Part 4 Why Earth argues that cheap energy has allowed westerners to move building materials long distances. Building with locally sourced mud is far more sustainable, as it requires no fossil fuel energy and produces no end of life waste. Mud is also an ideal (free) insulator for homes relying on passive solar heating.

Part 5 Empowering Earth describes the history of the cob building movement, which started in Oregon and now offers courses across North America.

Part 6 Another Earth is Possible discusses the ins and outs of obtaining building permits and mortgages for a cob home.

Part 7 European Earth describes the spread of the cob movement to the UK.

Part 8 Arabian Earth describes the long history of earth building in Yemen, which uses mud bricks to construct high rise buildings and has mud brick structures standing that pre-date Islam (600 AD).

Part 9 Urban Earth explores how the earth building movement and similar experiments in sustainability are helping Portland residents improve civic engagement and regain their sense of community.

Part 10 Inner City Earth explores how African American activists in Oakland are fighting gentrification by engaging community members in earth building projects.

Part 11 International Earth is about bringing the cob movement to Thailand, where it’s reducing local villagers’ reliance on cement. The move 30 years ago to cement (from traditional bamboo and thatch) has caused a massive debt crisis in many areas of the country.
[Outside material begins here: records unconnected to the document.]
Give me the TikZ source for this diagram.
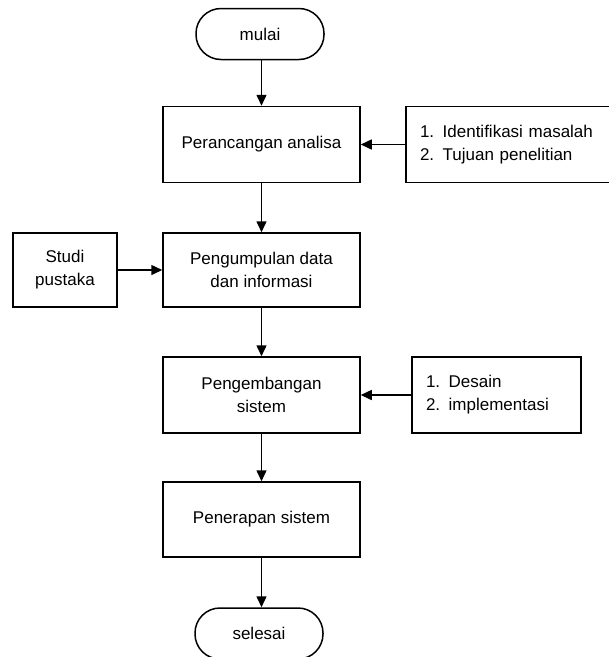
\documentclass[tikz,border=0pt]{standalone}
\usepackage{fontspec}
\setmainfont{Liberation Sans}
\usepackage{tikz}
\usetikzlibrary{positioning, arrows.meta}

\tikzset{
  proses/.style={draw=black, line width=1.5pt, fill=white, minimum width=197pt, minimum height=76pt, align=center, inner sep=0pt},
  ujung/.style={draw=black, line width=1.5pt, rounded corners=25pt, minimum width=128pt, minimum height=51pt, inner sep=0pt},
  daftar/.style={draw=black, line width=1.5pt, minimum height=76pt, align=left, inner xsep=14pt, inner ysep=0pt},
  panah/.style={line width=1.5pt, -{Triangle[length=11pt,width=10pt]}}
}

\begin{document}
\begin{tikzpicture}[x=1pt, y=-1pt, font=\fontsize{17}{23}\selectfont]
            \useasboundingbox (0,0) rectangle (609,657);   % picture frame
            \node [ujung] (mulai) at (260,34) {mulai};     % start
            \node [proses] (analisa) at (261.5,144.5) {Perancangan analisa};
            \node [daftar, text width=177pt] (tujuan) at (508.5,144.5) {1.\enspace Identifikasi masalah\\2.\enspace Tujuan penelitian};
            \node [proses, minimum height=74pt] (data) at (261.5,270) {Pengumpulan data\\dan informasi};
            \node [proses, minimum width=104pt, minimum height=74pt] (pustaka) at (65,270) {Studi\\pustaka};
            \node [proses] (sistem) at (261.5,395) {Pengembangan\\sistem};
            \node [daftar, text width=141pt] (desain) at (496.5,395) {1.\enspace Desain\\2.\enspace implementasi};
            \node [proses, minimum height=75pt] (terap) at (261.5,519.5) {Penerapan sistem};
            \node [ujung] (selesai) at (259,633.5) {selesai};  % end
            \draw [panah] (analisa |- mulai.south) -- (analisa); % main flow
            \draw [panah] (analisa) -- (data);
            \draw [panah] (data) -- (sistem);
            \draw [panah] (sistem) -- (terap);
            \draw [panah] (terap) -- (terap |- selesai.north);
            \draw [panah] (tujuan) -- (analisa);          % side inputs
            \draw [panah] (pustaka) -- (data);
            \draw [panah] (desain) -- (sistem);
\end{tikzpicture}
\end{document}
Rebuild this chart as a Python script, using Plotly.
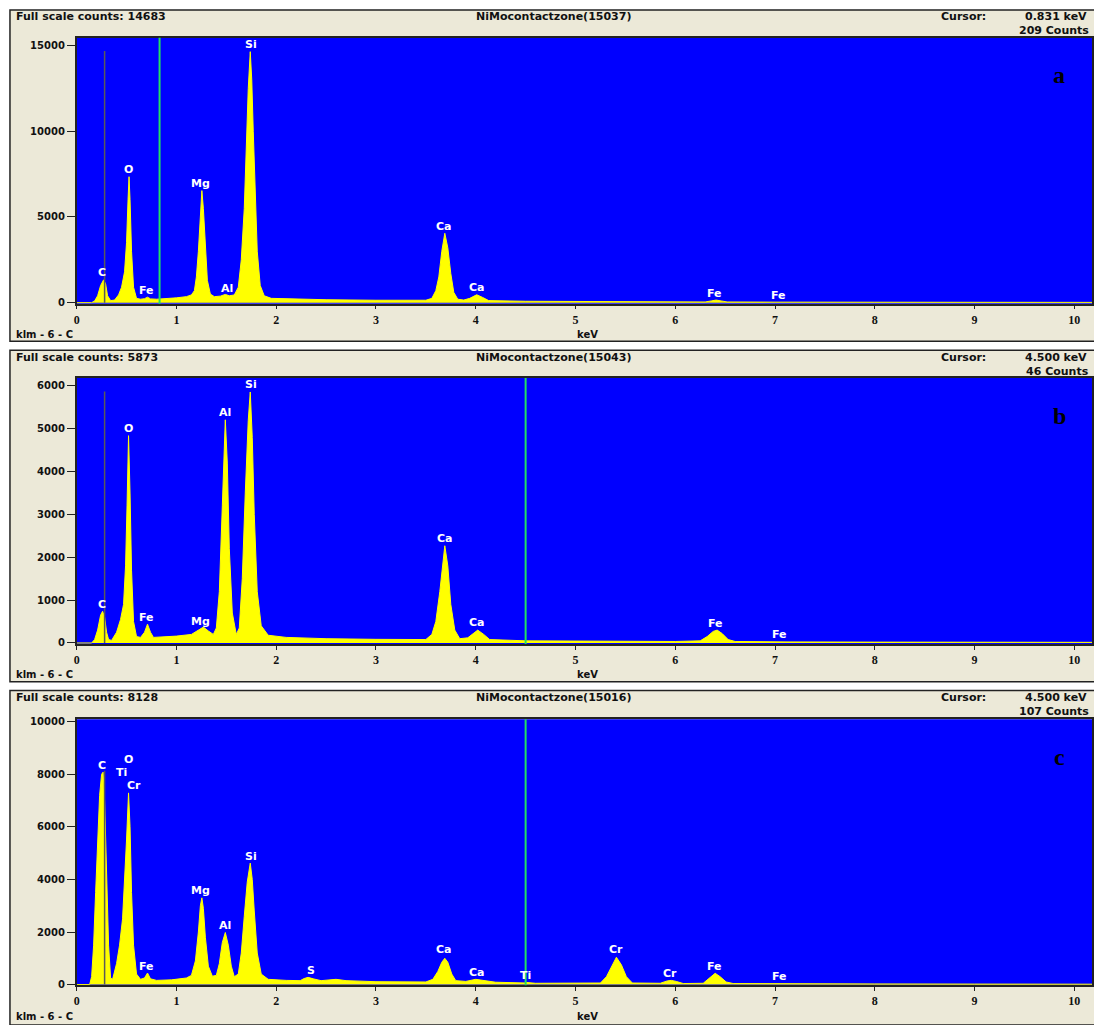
import plotly.graph_objects as go

W, H = 1094, 1025

# ---------------- data ----------------
energy_a = [0.00, 0.15, 0.18, 0.21, 0.24, 0.27, 0.29, 0.31, 0.34, 0.38, 0.42, 0.45, 0.48, 0.50, 0.515, 0.525,
            0.535, 0.55, 0.57, 0.60, 0.64, 0.68, 0.71, 0.74, 0.80, 0.90, 1.00, 1.10, 1.15, 1.18, 1.20, 1.22,
            1.24, 1.255, 1.27, 1.29, 1.31, 1.34, 1.38, 1.44, 1.49, 1.53, 1.58, 1.62, 1.65, 1.68, 1.70, 1.72,
            1.74, 1.755, 1.77, 1.79, 1.81, 1.84, 1.88, 1.95, 2.10, 2.50, 3.00, 3.50, 3.56, 3.60, 3.63, 3.66,
            3.69, 3.72, 3.75, 3.78, 3.82, 3.88, 3.94, 4.01, 4.07, 4.13, 4.50, 5.00, 5.50, 6.00, 6.30, 6.36,
            6.41, 6.46, 6.52, 7.00, 7.06, 7.12, 8.00, 9.00, 10.20]
counts_a = [0, 0, 100, 400, 1000, 1330, 1100, 400, 120, 150, 450, 900, 1800, 3500, 6000, 7350,
            6000, 3000, 900, 250, 200, 230, 320, 220, 200, 230, 280, 350, 450, 700, 1500, 3000,
            5500, 6540, 5500, 3000, 1300, 500, 350, 380, 480, 400, 450, 900, 2500, 5500, 9000, 12500,
            14650, 13000, 10000, 6000, 3000, 1000, 400, 250, 220, 170, 140, 140, 250, 700, 1500, 3000,
            4050, 3200, 1700, 600, 200, 150, 250, 460, 300, 120, 80, 60, 50, 40, 40, 100,
            150, 100, 40, 30, 50, 30, 25, 20, 15]

energy_b = [0.00, 0.15, 0.18, 0.21, 0.24, 0.26, 0.28, 0.30, 0.32, 0.35, 0.40, 0.44, 0.47, 0.49, 0.505, 0.52,
            0.535, 0.55, 0.57, 0.60, 0.64, 0.68, 0.71, 0.74, 0.77, 0.85, 1.00, 1.15, 1.22, 1.27, 1.32, 1.37,
            1.40, 1.43, 1.46, 1.49, 1.51, 1.53, 1.56, 1.60, 1.63, 1.66, 1.69, 1.72, 1.74, 1.76, 1.78, 1.81,
            1.85, 1.92, 2.10, 2.50, 3.00, 3.50, 3.56, 3.60, 3.64, 3.67, 3.69, 3.72, 3.75, 3.79, 3.84, 3.92,
            3.97, 4.02, 4.08, 4.14, 4.50, 5.00, 5.50, 6.00, 6.25, 6.32, 6.38, 6.42, 6.47, 6.53, 6.60, 7.00,
            7.06, 7.12, 8.00, 9.00, 10.20]
counts_b = [0, 0, 80, 300, 650, 740, 600, 250, 80, 60, 250, 550, 900, 1800, 3200, 4840,
            3500, 1700, 500, 150, 130, 250, 440, 250, 130, 140, 160, 200, 300, 370, 280, 200,
            350, 1200, 3200, 5210, 4200, 2200, 700, 200, 350, 1500, 3500, 5200, 5860, 4800, 3000, 1200,
            400, 180, 130, 100, 85, 80, 200, 500, 1200, 1900, 2270, 1800, 900, 300, 100, 120,
            220, 300, 200, 80, 50, 45, 40, 35, 50, 150, 270, 300, 220, 80, 35, 25,
            40, 25, 20, 18, 15]

energy_c = [0.00, 0.13, 0.15, 0.17, 0.19, 0.21, 0.23, 0.25, 0.265, 0.28, 0.30, 0.32, 0.34, 0.36, 0.40, 0.43,
            0.46, 0.48, 0.50, 0.52, 0.535, 0.55, 0.57, 0.60, 0.64, 0.68, 0.71, 0.74, 0.80, 0.95, 1.10, 1.15,
            1.19, 1.22, 1.24, 1.255, 1.27, 1.29, 1.32, 1.36, 1.40, 1.43, 1.46, 1.49, 1.52, 1.55, 1.58, 1.62,
            1.65, 1.68, 1.71, 1.74, 1.76, 1.78, 1.81, 1.85, 1.92, 2.10, 2.24, 2.28, 2.32, 2.37, 2.45, 2.60,
            2.70, 3.00, 3.50, 3.57, 3.62, 3.66, 3.69, 3.72, 3.76, 3.80, 3.90, 4.00, 4.08, 4.20, 4.50, 4.51,
            4.60, 5.00, 5.25, 5.31, 5.36, 5.41, 5.46, 5.51, 5.57, 5.85, 5.92, 5.96, 6.01, 6.08, 6.28, 6.34,
            6.40, 6.45, 6.51, 6.58, 7.00, 7.06, 7.12, 8.00, 9.00, 10.20]
counts_c = [0, 0, 300, 1500, 3500, 5500, 7200, 8000, 8080, 7000, 4500, 1500, 250, 200, 800, 1500,
            2500, 3800, 5500, 7290, 6000, 3500, 1500, 400, 200, 250, 440, 220, 160, 180, 250, 350,
            900, 2000, 3000, 3300, 2900, 1800, 700, 320, 350, 800, 1600, 1980, 1500, 700, 300, 400,
            1200, 2600, 3900, 4620, 4000, 2800, 1200, 400, 200, 160, 150, 230, 275, 220, 150, 200,
            150, 110, 100, 200, 500, 850, 1000, 850, 400, 150, 120, 200, 150, 90, 60, 80,
            50, 40, 60, 300, 700, 1040, 750, 300, 60, 50, 140, 160, 120, 40, 50, 250,
            430, 300, 100, 40, 30, 50, 30, 25, 20, 15]

full_scale = [14683, 5873, 8128]
titles = ["NiMocontactzone(15037)", "NiMocontactzone(15043)", "NiMocontactzone(15016)"]
cursor_kev = [0.831, 4.500, 4.500]
cursor_counts = [209, 46, 107]
panel_letters = ["a", "b", "c"]
marker_kev = 0.28
x_ticks = [0, 1, 2, 3, 4, 5, 6, 7, 8, 9, 10]
y_ticks = [[0, 5000, 10000, 15000],
           [0, 1000, 2000, 3000, 4000, 5000, 6000],
           [0, 2000, 4000, 6000, 8000, 10000]]
y_ranges = [[-58, 15463], [-23, 6185], [-26, 10087]]

labels_a = [("C", 0.257, 1737), ("O", 0.516, 7760), ("Fe", 0.696, 695), ("Mg", 1.245, 6950),
            ("Al", 1.504, 810), ("Si", 1.744, 15058), ("Ca", 3.68, 4460), ("Ca", 4.01, 870),
            ("Fe", 6.39, 520), ("Fe", 7.03, 405)]
labels_b = [("C", 0.257, 903), ("O", 0.516, 5004), ("Fe", 0.696, 602), ("Mg", 1.245, 510),
            ("Al", 1.484, 5375), ("Si", 1.744, 6023), ("Ca", 3.69, 2432), ("Ca", 4.01, 486),
            ("Fe", 6.40, 463), ("Fe", 7.04, 208)]
labels_c = [("C", 0.257, 8350), ("O", 0.516, 8577), ("Ti", 0.446, 8049), ("Cr", 0.576, 7558),
            ("Fe", 0.696, 690), ("Mg", 1.245, 3596), ("Al", 1.484, 2238), ("Si", 1.744, 4879),
            ("S", 2.35, 540), ("Ca", 3.68, 1332), ("Ca", 4.01, 464), ("Ti", 4.50, 350),
            ("Cr", 5.41, 1332), ("Cr", 5.95, 426), ("Fe", 6.39, 690), ("Fe", 7.04, 313)]

energies = [energy_a, energy_b, energy_c]
counts = [counts_a, counts_b, counts_c]
labels = [labels_a, labels_b, labels_c]

# ---------------- layout geometry (pixels) ----------------
frames_px = [(7, 341), (350, 684), (693, 1030)]
plots_px = [(35, 303), (378, 646), (722, 990)]
plot_left, plot_right = 74, 1094


def px(x):
    return x / W


def py(y):
    return 1 - y / H


BLUE = "#0000FF"
BEIGE = "#ECE9D8"
DARK = "#222222"
SANS = "DejaVu Sans"

fig = go.Figure()
layout = dict(width=W, height=H, margin=dict(l=0, r=0, t=0, b=0),
              paper_bgcolor="white", plot_bgcolor=BLUE, showlegend=False)
shapes = []
annotations = []

for i in range(3):
    n = "" if i == 0 else str(i + 1)
    xa, ya = "x" + n, "y" + n
    top, bot = plots_px[i]
    ftop, fbot = frames_px[i]

    # frame
    shapes.append(dict(type="rect", xref="paper", yref="paper", layer="below",
                       x0=px(7), x1=px(1100), y0=py(fbot), y1=py(ftop),
                       fillcolor=BEIGE, line=dict(color=DARK, width=1.5)))
    # blue plot area
    shapes.append(dict(type="rect", xref=xa + " domain", yref=ya + " domain", layer="below",
                       x0=0, x1=1, y0=0, y1=1, fillcolor=BLUE, line=dict(width=0)))

    fig.add_trace(go.Scatter(x=energies[i], y=counts[i], mode="lines", fill="tozeroy",
                             fillcolor="#FFFF00", line=dict(color="#FFFF00", width=1),
                             xaxis=xa, yaxis=ya, hoverinfo="skip"))

    layout["xaxis" + n] = dict(domain=[px(plot_left), px(plot_right)], range=[0, 10.177],
                               anchor=ya, tickvals=x_ticks, ticktext=[str(v) for v in x_ticks],
                               ticks="outside", ticklen=4,
                               tickcolor=DARK, showgrid=False, zeroline=False,
                               showline=True, linecolor=DARK, linewidth=1.5, mirror=True,
                               tickfont=dict(family="Liberation Serif", size=12, color="#111",
                                             weight="bold"))
    layout["yaxis" + n] = dict(domain=[py(bot), py(top)], range=y_ranges[i], anchor=xa,
                               tickvals=y_ticks[i], ticktext=[str(v) for v in y_ticks[i]],
                               ticks="outside", ticklen=8, tickcolor=DARK,
                               showgrid=False, zeroline=False, showline=True, linecolor=DARK,
                               linewidth=1.5, mirror=True,
                               tickfont=dict(family=SANS, size=10, color="#111", weight="bold"))

    # gray marker line and green cursor
    shapes.append(dict(type="line", xref=xa, yref=ya, x0=marker_kev, x1=marker_kev,
                       y0=0, y1=full_scale[i], line=dict(color="#5A5A5A", width=1.5)))
    shapes.append(dict(type="line", xref=xa, yref=ya + " domain", x0=cursor_kev[i],
                       x1=cursor_kev[i], y0=0, y1=1, line=dict(color="#22E060", width=2)))

    # element labels
    for name, xk, yc in labels[i]:
        annotations.append(dict(xref=xa, yref=ya, x=xk, y=yc, text=name, showarrow=False,
                                font=dict(family=SANS, size=11, color="white", weight="bold")))

    # header texts
    hfont = dict(family=SANS, size=11, color="#111", weight="bold")
    ffont = dict(family=SANS, size=10, color="#111", weight="bold")
    annotations.append(dict(xref="paper", yref="paper", x=px(11), y=py(ftop + 7),
                            xanchor="left", yanchor="middle", showarrow=False,
                            text="Full scale counts: %d" % full_scale[i], font=hfont))
    annotations.append(dict(xref="paper", yref="paper", x=px(553), y=py(ftop + 7),
                            xanchor="center", yanchor="middle", showarrow=False,
                            text=titles[i], font=hfont))
    annotations.append(dict(xref="paper", yref="paper", x=px(940), y=py(ftop + 7),
                            xanchor="left", yanchor="middle", showarrow=False,
                            text="Cursor:", font=hfont))
    annotations.append(dict(xref="paper", yref="paper", x=px(1091), y=py(ftop + 7),
                            xanchor="right", yanchor="middle", showarrow=False,
                            text="%.3f keV" % cursor_kev[i], font=hfont))
    annotations.append(dict(xref="paper", yref="paper", x=px(1093), y=py(ftop + 21),
                            xanchor="right", yanchor="middle", showarrow=False,
                            text="%d Counts" % cursor_counts[i], font=hfont))
    # footer texts
    annotations.append(dict(xref="paper", yref="paper", x=px(11), y=py(bot + 31),
                            xanchor="left", yanchor="middle", showarrow=False,
                            text="klm - 6 - C", font=ffont))
    annotations.append(dict(xref="paper", yref="paper", x=px(587), y=py(bot + 31),
                            xanchor="center", yanchor="middle", showarrow=False,
                            text="keV", font=ffont))
    # panel letter
    annotations.append(dict(xref="paper", yref="paper", x=px(1061), y=py(top + 38),
                            xanchor="center", yanchor="middle", showarrow=False,
                            text=panel_letters[i],
                            font=dict(family="Liberation Serif", size=24, color="black",
                                      weight="bold")))

layout["shapes"] = shapes
layout["annotations"] = annotations
fig.update_layout(**layout)
fig.write_html("out.html", config={"displayModeBar": False},
               post_script="document.body.style.margin='0';")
Thailand now has 18 earth building centers teaching around 600 people a month how to build homes out of free, locally sourced mud.

Part 12: The Future of Earth – epilogue.


*Cob is a natural building material made of subsoil, water and some kind of fibrous material (usually straw)

The Growing Coal Train Movement

Momenta

Directed by Andy Miller and Robin Moore (2014)

Film Review

Momenta is about the growing grassroots movement to stop the coal trains that are creating environmental havoc in the Pacific Northwest. The movement owes its diversity to the devastation the trains create in nearly all the communities they pass through.

Hurt by the rapid shutdown of coal-fired power plants (for environmental and economic reasons), the US coal industry is seeking to cut their losses by selling as much coal as possible to China. Coal exported to China via Pacific deep water ports comes from Montana’s Powder River Basin. The coal trains carrying it it follow a circuitous route through Montana, Idaho, Oregon and Washington. They endanger the health and livelihoods of hundreds of communities along the way. Including Montana ranchers facing catastrophic water shortages as the mining companies deplete the Powder River Basin aquifer.

The number of coal trains varies between 18 and 120 a day depending on the community. The trains are uncovered and each sheds 31 tons of coal dust daily. The coal dust contains high levels of mercury and arsenic. This is in addition to the heavy metals contained in diesel particulates given off by the train engines produced by train engines. The latter substantially increases residents’ risk of asthma, heart attack and stroke.

In urban areas, such as Billings, Spokane, Portland, Longview, Seattle and Bellingham, the trains always travel through the poorest neighborhoods. In more sparsely populated areas, they contaminate pristine waterways essential to recreational fishing, water sports and tourism.

The documentary also emphasizes the need to reduce global reliance on coal to reduce overall carbon emissions. The coal industry is indifferent to these so-called “externalities.”

They refuse to cover their trains to reduce the spread of coal dust and are only willing to pay 5% of the $500 million infrastructure necessary to accommodate the increased train traffic. According to one activist, “all they care about is squeezing the last bit of profit out of a dying industry.”

The documentary concludes with a discussion – and a tour of a Marysville solar panel factory – of the beneficial effects of the renewable energy industry on the US economy. The latter creates far more jobs than exporting coal to China and is less dependent on fluctuations in the Chinese economy.